Gore recalled Houghton in a statement as “a critical voice bringing the urgency of the climate crisis to the attention of policymakers.”
“He took seriously the responsibility of scientists to not only produce research,” Gore added, “but also to help ensure that the public world understood the implications of that research.”
Peter Gleick, a climate scientist and member of the
U.S. National Academy of Sciences, said in an email: “He understood earlier than most, and was willing to tell the politicians, that climate change was real and a threat not just to the richer countries, but especially to the poorer ones.”

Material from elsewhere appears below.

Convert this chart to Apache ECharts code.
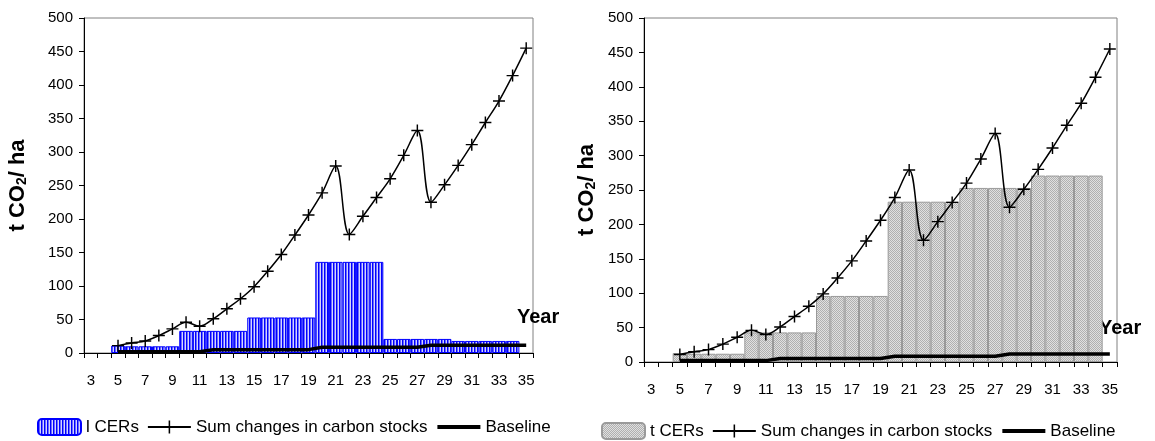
<!DOCTYPE html>
<html>
<head>
<meta charset="utf-8">
<title>lCERs and tCERs versus carbon stock changes</title>
<script src="https://cdn.jsdelivr.net/npm/echarts@6/dist/echarts.min.js"></script>
<style>
  html, body { margin: 0; padding: 0; background: #fff; }
  #chart { width: 1155px; height: 441px; }
</style>
</head>
<body>
<div id="chart"></div>
<script>
// Years of the project (category axis)
const years = ['3','4','5','6','7','8','9','10','11','12','13','14','15','16','17','18','19',
  '20','21','22','23','24','25','26','27','28','29','30','31','32','33','34','35'];

// Sum of changes in carbon stocks (t CO2/ha), same in both panels
const carbonStocks = [null, null, 11, 15, 18, 26, 36, 46, 40, 51, 66, 81, 99, 122, 147, 176, 206,
  239, 279, 177, 204, 232, 260, 295, 332, 225, 251, 280, 311, 344, 376, 414, 455];

// Baseline carbon stock (t CO2/ha)
const baseline = [null, null, 2, 2, 2, 2, 2, 2, 2, 5, 5, 5, 5, 5, 5, 5, 5,
  8.5, 8.5, 8.5, 8.5, 8.5, 8.5, 8.5, 8.5, 11.5, 11.5, 11.5, 11.5, 11.5, 11.5, 11.5, 11.5];

// Long-term CERs issued per year (left panel)
const lCERs = [null, null, 11, 10, 10, 10, 10, 33, 33, 33, 33, 33, 53, 53, 53, 53, 53,
  136, 136, 136, 136, 136, 21, 21, 21, 21, 21, 18, 18, 18, 18, 18, null];

// Temporary CERs issued per year (right panel)
const tCERs = [null, null, 13, 12, 12, 12, 12, 43, 43, 43, 43, 43, 96, 96, 96, 96, 96,
  233, 233, 233, 233, 233, 253, 253, 253, 253, 253, 271, 271, 271, 271, 271, null];

const yTicks = { min: 0, max: 500, interval: 50 };

const FONT = "'Liberation Sans', Arial, sans-serif";

// Fine vertical blue hatching for the lCER bars
function stripePattern() {
  const c = document.createElement('canvas');
  c.width = 3; c.height = 4;
  const g = c.getContext('2d');
  const cols = ['#0000ff', '#6a6aff', '#d4d4ff'];
  cols.forEach((col, i) => { g.fillStyle = col; g.fillRect(i, 0, 1, 4); });
  return c;
}
// Fine grey stipple for the tCER bars
function stipplePattern() {
  const c = document.createElement('canvas');
  c.width = 2; c.height = 2;
  const g = c.getContext('2d');
  g.fillStyle = '#e0e0e0'; g.fillRect(0, 0, 2, 2);
  g.fillStyle = '#b0b0b0'; g.fillRect(0, 0, 1, 1); g.fillRect(1, 1, 1, 1);
  return c;
}

const crossSymbol = 'path://M4.4,0 H5.6 V4.4 H10 V5.6 H5.6 V10 H4.4 V5.6 H0 V4.4 H4.4 Z';

function xAxisFor(gridIndex) {
  return {
    type: 'category', gridIndex, data: years, boundaryGap: true,
    axisLine: { lineStyle: { color: '#000', width: 1 } },
    axisTick: { show: true, interval: 0, length: 5, lineStyle: { color: '#000' } },
    axisLabel: { interval: 1, margin: 20, color: '#000', fontSize: 15, fontFamily: FONT },
    splitLine: { show: false }
  };
}
function yAxisFor(gridIndex, gap) {
  return {
    type: 'value', gridIndex, min: yTicks.min, max: yTicks.max, interval: yTicks.interval,
    axisLine: { show: true, lineStyle: { color: '#000', width: 1 } },
    axisTick: { show: true, length: 5, lineStyle: { color: '#000' } },
    axisLabel: { margin: 11, color: '#000', fontSize: 15, fontFamily: FONT },
    splitLine: { show: false },
    name: 't CO{s|2}/ ha', nameLocation: 'middle', nameGap: gap, nameRotate: 90,
    nameTextStyle: {
      color: '#000', fontSize: 22, fontWeight: 'bold', fontFamily: FONT,
      rich: { s: { color: '#000', fontSize: 14, fontWeight: 'bold', fontFamily: FONT, padding: [9, 0, 0, 0] } }
    }
  };
}

function stockSeries(idx) {
  return {
    name: 'Sum changes in carbon stocks', type: 'line', xAxisIndex: idx, yAxisIndex: idx,
    data: carbonStocks, smooth: 0.35, symbol: crossSymbol, symbolSize: 12, showAllSymbol: true,
    itemStyle: { color: '#000' }, lineStyle: { color: '#000', width: 1.5 }, z: 4
  };
}
function baselineSeries(idx) {
  return {
    name: 'Baseline', type: 'line', xAxisIndex: idx, yAxisIndex: idx,
    data: baseline, symbol: 'none', itemStyle: { color: '#000' },
    lineStyle: { color: '#000', width: 3.5 }, z: 3
  };
}

const legendCommon = {
  orient: 'horizontal', itemWidth: 43, itemHeight: 16, itemGap: 8, padding: 0,
  textStyle: { color: '#000', fontSize: 17, fontFamily: FONT },
  selectedMode: false
};

function legendItems(barName) {
  return [
    barName,
    'Sum changes in carbon stocks',
    { name: 'Baseline', itemStyle: { opacity: 0 }, lineStyle: { width: 4, color: '#000' } }
  ];
}

const option = {
  animation: false,
  backgroundColor: '#fff',
  grid: [
    { left: 84, top: 18, width: 449, height: 335, show: true, borderColor: '#808080', borderWidth: 1 },
    { left: 644, top: 18, width: 473, height: 344, show: true, borderColor: '#808080', borderWidth: 1 }
  ],
  xAxis: [xAxisFor(0), xAxisFor(1)],
  yAxis: [yAxisFor(0, 55), yAxisFor(1, 46)],
  legend: [
    Object.assign({ left: 37, top: 418, data: legendItems('l CERs') }, legendCommon),
    Object.assign({ left: 601, top: 422, data: legendItems('t CERs') }, legendCommon)
  ],
  graphic: [
    { type: 'text', left: 517, top: 307, style: { text: 'Year', font: 'bold 20px ' + FONT, fill: '#000' } },
    { type: 'text', left: 1099, top: 318, style: { text: 'Year', font: 'bold 20px ' + FONT, fill: '#000' } }
  ],
  series: [
    {
      name: 'l CERs', type: 'bar', xAxisIndex: 0, yAxisIndex: 0, data: lCERs,
      barCategoryGap: '0%', barGap: '0%',
      itemStyle: { color: { image: stripePattern(), repeat: 'repeat' }, borderColor: '#0000ff', borderWidth: 1 },
      z: 2
    },
    stockSeries(0),
    baselineSeries(0),
    {
      name: 't CERs', type: 'bar', xAxisIndex: 1, yAxisIndex: 1, data: tCERs,
      barCategoryGap: '0%', barGap: '0%',
      itemStyle: { color: { image: stipplePattern(), repeat: 'repeat' }, borderColor: '#9a9a9a', borderWidth: 1 },
      z: 2
    },
    stockSeries(1),
    baselineSeries(1)
  ]
};

echarts.init(document.getElementById('chart'), null, { renderer: 'canvas' }).setOption(option);
</script>
</body>
</html>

Religion was central to Houghton’s life. In his autobiography “In the Eye of the Storm” (2013, with Gill Tavner), he said: “It was increasingly clear to me that the universe is God’s creation. As science was the means by which I would be able to explore and describe God’s creative work,
I could not see how there could possibly be conflict between science and faith.”
Houghton provided a spark that led to a climate movement within the evangelical community. In 2002, the Rev. Rich Cizik, an American evangelical leader, heard Houghton speak at the University of Oxford in England and had a “conversion on climate change so profound that he likened it to an ‘altar call,’ when nonbelievers accept Jesus as their savior,” The New York Times wrote in 2005.
John Theodore Houghton
was born in Dyserth, Wales, on Dec. 30, 1931, to Sidney and Miriam (Yarwood) Houghton. His father was a history teacher, and his mother taught mathematics before becoming a homemaker. At 16, John received a scholarship to Jesus College, Oxford, in 1948.
“Not only was I 16,” he wrote in the autobiography, “but I was a rather young 16 from a strict Christian background, with very little experience of anything other than home.”